The Common Core, however, asks us to broaden, not narrow, our students’ reading. Students are sometimes asked to read “within the four corners of the page,” but the Common Core also introduced the informational text standard and emphasized the important skill of putting different kinds of texts into critical conversation. Anchor Standard 9, for example, asks students to “Analyze how two or more texts address similar themes or topics in order to build knowledge or to compare the approaches the authors take” (CCSS, 2010). Explicitly, this standard articulates a reading practice in which students use multiple texts to build an “informative context” that expands beyond any singular close examination of a solitary text.

Particularly for texts like Mockingbird and Huckleberry Finn, that informative context can be just as important as the emotional context.
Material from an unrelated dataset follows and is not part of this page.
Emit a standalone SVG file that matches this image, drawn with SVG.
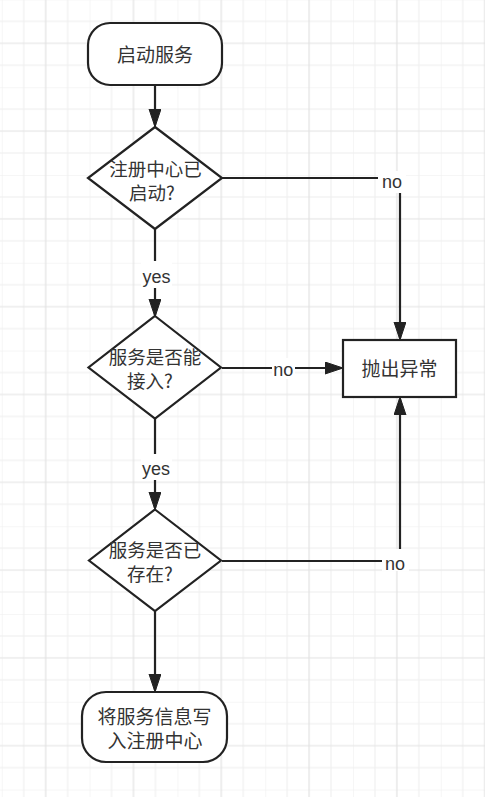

Emotional responses to literature can and should retain a place in our classrooms, but we also have a responsibility to help place those responses within the complex and politically difficult historical context that students often can’t access from the literary text alone. After all, Scout and Jem think Dolphus Raymond is a drunk because they have no context within which to understand his actions and behavior. Informational texts, like Loving v. Virginia and Nichols’s Loving, make sure our students don’t make those same mistakes. These companion texts to Mockingbird are crucial tools for us to use in meeting the Common Core Standards, building literacy across a range of text types, and facilitating difficult but critical classroom conversations.